Il ravive aussi leurs souvenirs en commun : un match à la Meinau, sa collection de pièces disparues, le grand nettoyage de printemps, « l’Oschterputz », source d’émerveillement pour le narrateur gamin, sa première virée en voiture, le permis en poche, qui a tourné au fiasco et en 80, les premières vraies vacances du père à Sainte Maxime, qui avait accepté d’être éloigné de sa base, car le séjour serait bref, le nourrissage de ses nombreuses volailles serait assuré et la cuisinière serait son épouse !
Le sommaire détaillé montre la richesse de ces scènes de vie, scandées par la phrase récurrente « la vie est belle », auxquelles s’ajoutent des extraits de quatre journaux. Les fragments de vie s’achèvent sur une merveilleuse et touchante déclaration d’amour à ce père aimant : « je pense désormais chaque jour/ A la radieuse transparence de ta présence/ A ton beau sourire… ».
D’ailleurs, le fils le devine partout, « dans le jaune citron de la poitrine d’une mésange », « dans la belle brume bleuâtre qui lèche le ciel d’hiver » ou même « sur sa langue comme le pépin d’une pomme ».

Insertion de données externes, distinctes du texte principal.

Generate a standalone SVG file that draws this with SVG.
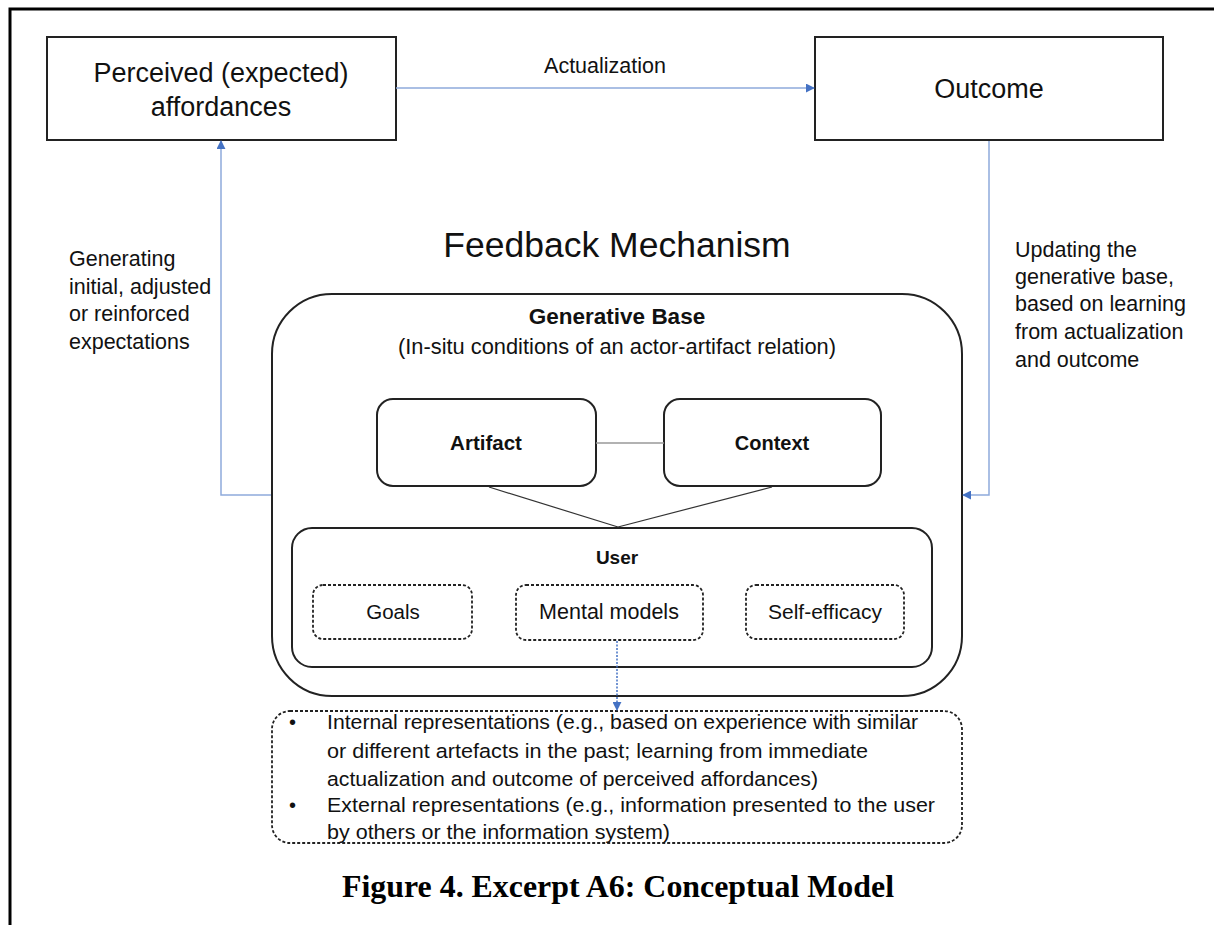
<svg xmlns="http://www.w3.org/2000/svg" width="1214" height="925" viewBox="0 0 1214 925">
<defs>
<style>
.t{font-family:"Liberation Sans",Arial,sans-serif;fill:#111}
.b{font-weight:bold}
.l{font-size:21.5px}
.box{fill:#fff;stroke:#222;stroke-width:2}
.dash{fill:#fff;stroke:#222;stroke-width:1.8;stroke-dasharray:3 2}
.conn{fill:none;stroke:#8eaadb;stroke-width:1.5}
.plain{fill:none;stroke:#333;stroke-width:1.2}
</style>
<marker id="ah" viewBox="0 0 10 10" refX="9" refY="5" markerWidth="9" markerHeight="9" markerUnits="userSpaceOnUse" orient="auto">
<path d="M0,0 L10,5 L0,10 z" fill="#4472c4"/>
</marker>
</defs>
<rect width="1214" height="925" fill="#fff"/>
<path d="M10,925 V9 H1214" fill="none" stroke="#000" stroke-width="3"/>

<g id="perceived">
<rect class="box" x="47" y="37" width="349" height="103"/>
<text class="t" x="221" y="82" font-size="27" text-anchor="middle">Perceived (expected)</text>
<text class="t" x="221" y="116" font-size="27" text-anchor="middle">affordances</text>
</g>
<g id="outcome">
<rect class="box" x="815" y="37" width="348" height="103"/>
<text class="t" x="989" y="98" font-size="27" text-anchor="middle">Outcome</text>
</g>
<g id="actualization-label">
<text class="t l" x="605" y="73" text-anchor="middle">Actualization</text>
</g>
<g id="left-label">
<text class="t l" x="69" y="266">Generating</text>
<text class="t l" x="69" y="294">initial, adjusted</text>
<text class="t l" x="69" y="321">or reinforced</text>
<text class="t l" x="69" y="349">expectations</text>
</g>
<g id="right-label">
<text class="t l" x="1015" y="257">Updating the</text>
<text class="t l" x="1015" y="284">generative base,</text>
<text class="t l" x="1015" y="311">based on learning</text>
<text class="t l" x="1015" y="339">from actualization</text>
<text class="t l" x="1015" y="367">and outcome</text>
</g>
<g id="feedback-title">
<text class="t" x="617" y="257" font-size="35.5" text-anchor="middle">Feedback Mechanism</text>
</g>
<g id="generative-base">
<rect class="box" x="272" y="294" width="690" height="402" rx="60" ry="60"/>
<text class="t b" x="617" y="324" font-size="22.5" text-anchor="middle">Generative Base</text>
<text class="t" x="617" y="354" font-size="21.5" text-anchor="middle" textLength="438" lengthAdjust="spacingAndGlyphs">(In-situ conditions of an actor-artifact relation)</text>
</g>
<g id="artifact">
<rect class="box" x="377" y="399" width="219" height="87" rx="16" ry="16"/>
<text class="t b" x="486" y="450" font-size="20.5" text-anchor="middle">Artifact</text>
</g>
<g id="context">
<rect class="box" x="664" y="399" width="217" height="87" rx="16" ry="16"/>
<text class="t b" x="772" y="450" font-size="20" text-anchor="middle">Context</text>
</g>
<g id="user">
<rect class="box" x="292" y="528" width="640" height="139" rx="20" ry="20"/>
<text class="t b" x="617" y="564" font-size="19" text-anchor="middle">User</text>
</g>
<g id="goals">
<rect class="dash" x="313" y="585" width="159" height="54" rx="10" ry="10"/>
<text class="t" x="393" y="619" font-size="20.5" text-anchor="middle">Goals</text>
</g>
<g id="mental-models">
<rect class="dash" x="516" y="585" width="187" height="55" rx="10" ry="10"/>
<text class="t" x="609" y="619" font-size="21.5" text-anchor="middle">Mental models</text>
</g>
<g id="self-efficacy">
<rect class="dash" x="746" y="585" width="158" height="54" rx="10" ry="10"/>
<text class="t" x="825" y="619" font-size="21" text-anchor="middle">Self-efficacy</text>
</g>
<g id="representations">
<rect class="dash" x="272" y="711" width="690" height="132" rx="18" ry="18"/>
<text class="t" x="289" y="729" font-size="20">•</text>
<text class="t" x="327" y="729" font-size="20.5" textLength="591" lengthAdjust="spacingAndGlyphs">Internal representations (e.g., based on experience with similar</text>
<text class="t" x="327" y="758" font-size="20.5" textLength="541" lengthAdjust="spacingAndGlyphs">or different artefacts in the past; learning from immediate</text>
<text class="t" x="327" y="786" font-size="20.5" textLength="491" lengthAdjust="spacingAndGlyphs">actualization and outcome of perceived affordances)</text>
<text class="t" x="289" y="812" font-size="20">•</text>
<text class="t" x="327" y="812" font-size="20.5" textLength="608" lengthAdjust="spacingAndGlyphs">External representations (e.g., information presented to the user</text>
<text class="t" x="327" y="839" font-size="20.5" textLength="343" lengthAdjust="spacingAndGlyphs">by others or the information system)</text>
</g>
<g id="caption">
<text x="618" y="897" font-family="'Liberation Serif','Times New Roman',serif" font-weight="bold" font-size="32" text-anchor="middle" textLength="552" lengthAdjust="spacingAndGlyphs" fill="#000">Figure 4. Excerpt A6: Conceptual Model</text>
</g>

<g id="connectors">
<line class="conn" x1="396" y1="88" x2="814" y2="88" marker-end="url(#ah)"/>
<polyline class="conn" points="271,495 221,495 221,141" marker-end="url(#ah)"/>
<polyline class="conn" points="989,141 989,495 963,495" marker-end="url(#ah)"/>
<line x1="596" y1="443" x2="664" y2="443" stroke="#999" stroke-width="1.5"/>
<line class="plain" x1="489" y1="487" x2="618" y2="527"/>
<line class="plain" x1="772" y1="487" x2="618" y2="527"/>
<line x1="617" y1="641" x2="617" y2="710" stroke="#4472c4" stroke-width="1.5" stroke-dasharray="2 1.5" marker-end="url(#ah)"/>
</g>
</svg>
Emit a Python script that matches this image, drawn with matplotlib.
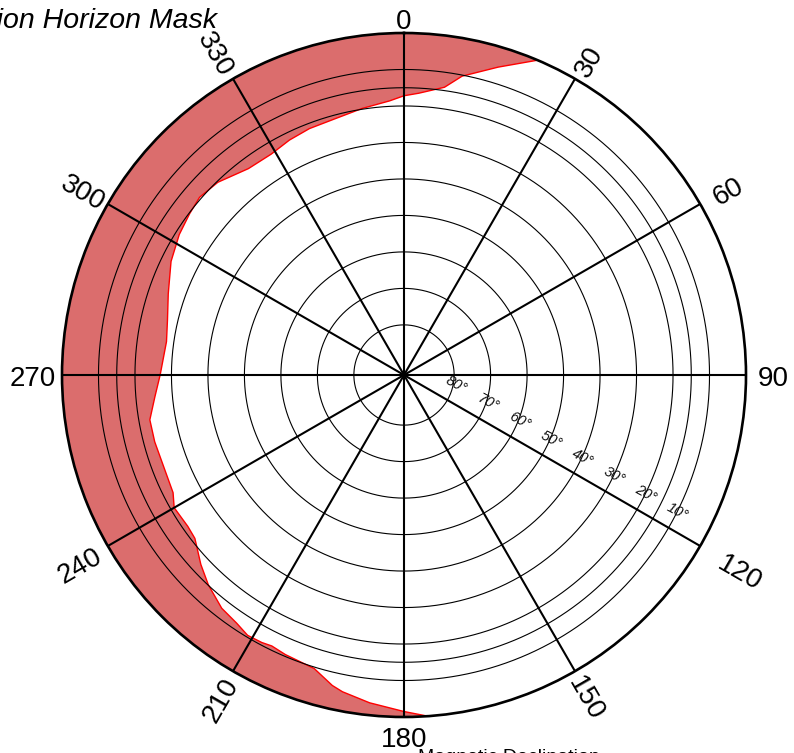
import numpy as np
import matplotlib
matplotlib.use('Agg')
import matplotlib.pyplot as plt
from matplotlib.transforms import offset_copy

plt.rcParams['font.family'] = ['Liberation Sans', 'DejaVu Sans']

# horizon mask: azimuth [deg] -> obstruction elevation [deg]
mask_az = [0, 3, 8, 11, 17, 23, 176, 180, 186, 191, 193, 197, 203, 206, 208,
           211, 214, 218, 223, 227, 232, 235, 240, 243, 248, 255, 260, 265,
           270, 278, 283, 289, 296, 302, 307, 311, 316, 323, 329, 334, 339,
           345, 351, 357]
mask_el = [17.2, 16.4, 14.1, 10.3, 5.5, 0.0, 0.0, 1.5, 3.4, 5.3, 6.4, 9.6,
           10.5, 11.1, 10.7, 10.5, 11.7, 12.6, 15.1, 17.6, 21.0, 21.4, 21.0,
           22.7, 23.2, 23.0, 23.0, 25.2, 26.9, 28.0, 27.2, 25.4, 22.7, 21.1,
           20.2, 19.5, 20.3, 22.9, 23.1, 22.1, 21.4, 21.0, 19.8, 18.5]

ring_el = [80, 70, 60, 50, 40, 30, 20, 15, 10]
ring_labels = ['80°', '70°', '60°', '50°', '40°', '30°', '20°', '10°']
ring_label_el = [80, 70, 60, 50, 40, 30, 20, 10]
spoke_az = [0, 30, 60, 90, 120, 150, 180, 210, 240, 270, 300, 330]
spoke_labels = ['0', '30', '60', '90', '120', '150', '180', '210', '240',
                '270', '300', '330']

R_MIN = -3.74        # zenith sits a little below r=0
R_PX = 342.0         # plot radius in pixels
# extra distance (px) of each azimuth label centre beyond the outer circle
label_pad = [15, 22, 30, 27, 48, 29, 19, 31, 34, 29, 27, 30]

fig = plt.figure(figsize=(7.94, 7.53), dpi=100)
ax = fig.add_axes([62 / 794, 36 / 753, 684 / 794, 684 / 753], projection='polar')
ax.set_theta_zero_location('N')
ax.set_theta_direction(-1)
ax.set_ylim(R_MIN, 90)
ax.grid(False)
ax.set_xticks([])
ax.set_yticks([])
ax.spines['polar'].set_linewidth(1.9)
ax.spines['polar'].set_zorder(5)

# mask polygon, unwrapped so it runs 176 -> 383 deg without crossing the gap
az = np.array(mask_az, dtype=float)
el = np.array(mask_el, dtype=float)
az = np.where(az < 90, az + 360, az)
order = np.argsort(az)
az, el = az[order], el[order]
th = np.deg2rad(az)
ax.fill_between(th, 90 - el, 90, facecolor='#db6d6d', edgecolor='none', zorder=1)
ax.plot(th, 90 - el, color='red', lw=1.0, zorder=2)

# elevation rings
circ = np.linspace(0, 2 * np.pi, 721)
for e in ring_el:
    ax.plot(circ, np.full_like(circ, 90 - e), color='black', lw=0.8, zorder=3)

# azimuth spokes
for a in spoke_az:
    t = np.deg2rad(a)
    ax.plot([t, t], [R_MIN, 90], color='black', lw=1.5, zorder=3,
            solid_capstyle='butt')

# elevation labels, set just above the 120 deg spoke
lab_tr = offset_copy(ax.transData, fig=fig, x=9, y=15.6, units='dots')
for e, s in zip(ring_label_el, ring_labels):
    ax.text(np.deg2rad(120), 90 - e, s, transform=lab_tr, fontsize=10.5,
            style='italic', color='#111111', rotation=-28,
            rotation_mode='anchor', ha='center', va='center', zorder=4)

# azimuth labels, written along the spokes
for a, s, pad in zip(spoke_az, spoke_labels, label_pad):
    if a % 90 == 0:
        rot = 0
    elif a < 180:
        rot = 90 - a
    else:
        rot = 270 - a
    rad = np.deg2rad(a)
    ux, uy = np.sin(rad), np.cos(rad)
    dist = R_PX + pad
    # nudge a few px "down" in the text frame
    rr = np.deg2rad(rot)
    dx, dy = np.sin(rr) * 4, -np.cos(rr) * 4
    px = ux * dist + dx
    py = uy * dist + dy
    ax.text(0.5 + px / 684, 0.5 + py / 684, s, transform=ax.transAxes,
            fontsize=20, rotation=rot, rotation_mode='anchor',
            ha='center', va='center', clip_on=False)

# title runs off the left edge, as in the original figure
fig.text(217 / 794, 1 - 28 / 753, 'Station Horizon Mask', fontsize=20.5,
         style='italic', ha='right', va='baseline')
fig.text(418 / 794, -0.012, 'Magnetic Declination', fontsize=14,
         ha='left', va='baseline')

fig.savefig('out.png', dpi=100)
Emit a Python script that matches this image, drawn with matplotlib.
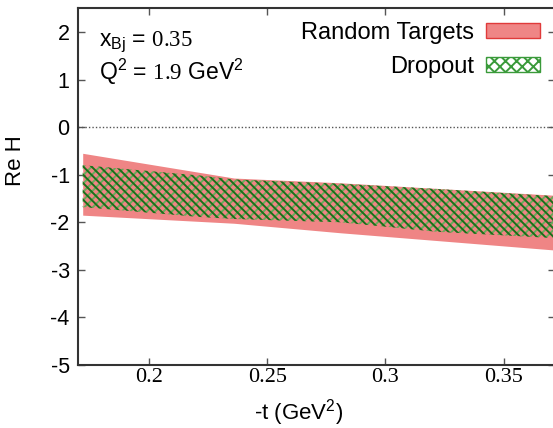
import matplotlib
matplotlib.use("Agg")
import matplotlib.pyplot as plt
from matplotlib.patches import Patch
import numpy as np

plt.rcParams["font.family"] = "Liberation Sans"
plt.rcParams["mathtext.fontset"] = "custom"
plt.rcParams["mathtext.rm"] = "Liberation Sans"
plt.rcParams["mathtext.sf"] = "Liberation Serif"
plt.rcParams["hatch.linewidth"] = 1.4

# Random Targets band (red)
t_red = [0.172, 0.236, 0.281, 0.371]
red_hi = [-0.55, -1.07, -1.17, -1.43]
red_lo = [-1.85, -2.02, -2.22, -2.58]

# Dropout band (green hatch)
t_green = [0.172, 0.222, 0.236, 0.281, 0.322, 0.371]
green_hi = [-0.80, -1.02, -1.10, -1.19, -1.30, -1.45]
green_lo = [-1.68, -1.89, -1.93, -2.00, -2.20, -2.33]

XTICKS = [0.2, 0.25, 0.3, 0.35]
XTICK_LABELS = ["0.2", "0.25", "0.3", "0.35"]
YTICKS = [-5, -4, -3, -2, -1, 0, 1, 2]

RED = "#ef8585"
RED_EDGE = "#e03a3a"
GREEN_DARK = "#1a701a"
GREEN_LIGHT = "#6aaa5a"

fig = plt.figure(figsize=(5.53, 4.28), dpi=100)
ax = fig.add_axes([0.141, 0.147, 0.862, 0.834])

ax.fill_between(t_red, red_lo, red_hi, color=RED, lw=0, zorder=1)
ax.fill_between(t_green, green_lo, green_hi, facecolor="none",
                edgecolor=GREEN_LIGHT, hatch="////", lw=0, zorder=2)
ax.fill_between(t_green, green_lo, green_hi, facecolor="none",
                edgecolor=GREEN_DARK, hatch="\\\\\\\\", lw=0, zorder=3)

ax.axhline(0, color="#555555", ls=(0, (1, 1.5)), lw=1.0, zorder=0)

ax.set_xlim(0.17, 0.3716)
ax.set_ylim(-5, 2.5)
ax.set_xticks(XTICKS)
ax.set_xticklabels(XTICK_LABELS, family="Liberation Serif", fontsize=16)
ax.set_yticks(YTICKS)
ax.set_yticklabels([str(v) for v in YTICKS], fontsize=15.5)
ax.tick_params(direction="in", top=True, right=True, length=5, width=1,
               color="#555555")
ax.tick_params(axis="x", pad=2)
ax.tick_params(axis="y", pad=6)
for s in ax.spines.values():
    s.set_linewidth(1.5)
    s.set_color("#333333")

ax.set_xlabel("-t (GeV$^2$)", fontsize=16)
ax.xaxis.set_label_coords(0.463, -0.09)
ax.set_ylabel("Re H", fontsize=16)
ax.yaxis.set_label_coords(-0.108, 0.574)

# annotations: sans letters, serif numbers
ax.text(0.045, 0.895, "x$_{\\mathrm{Bj}}$ = $\\mathsf{0.35}$",
        transform=ax.transAxes, fontsize=16.5, va="baseline")
ax.text(0.045, 0.80, "Q$^2$ = $\\mathsf{1.9}$ GeV$^2$",
        transform=ax.transAxes, fontsize=16.5, va="baseline")

handles = [
    Patch(facecolor=RED, edgecolor=RED_EDGE, lw=1, label="Random Targets"),
    Patch(facecolor="white", edgecolor="#3a9a3a", hatch="xxx", lw=1, label="Dropout"),
]
ax.legend(handles=handles, loc="upper right", markerfirst=False, frameon=False,
          fontsize=17, handlelength=2.3, handleheight=0.6, handletextpad=0.5,
          labelspacing=0.5, borderaxespad=0.3, borderpad=0.3)

fig.savefig("out.png", dpi=100)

Quelle fin lumineuse avec ce poème qui met en exergue « la lumière de sa bonté et le doux bleu de ses yeux lustrés par l’émerveillement. »
Albert Strickler brosse un touchant portrait de « l’homme des bois », « Natürmensch », dont la présence irradie au fil des pages. Le levain de la tendresse qui les a reliés est bouleversant. Prose et poèmes en alternance. Nul doute que l’on aurait aimé connaître celui qu’il nomme le Ravi, à la bonté exceptionnelle.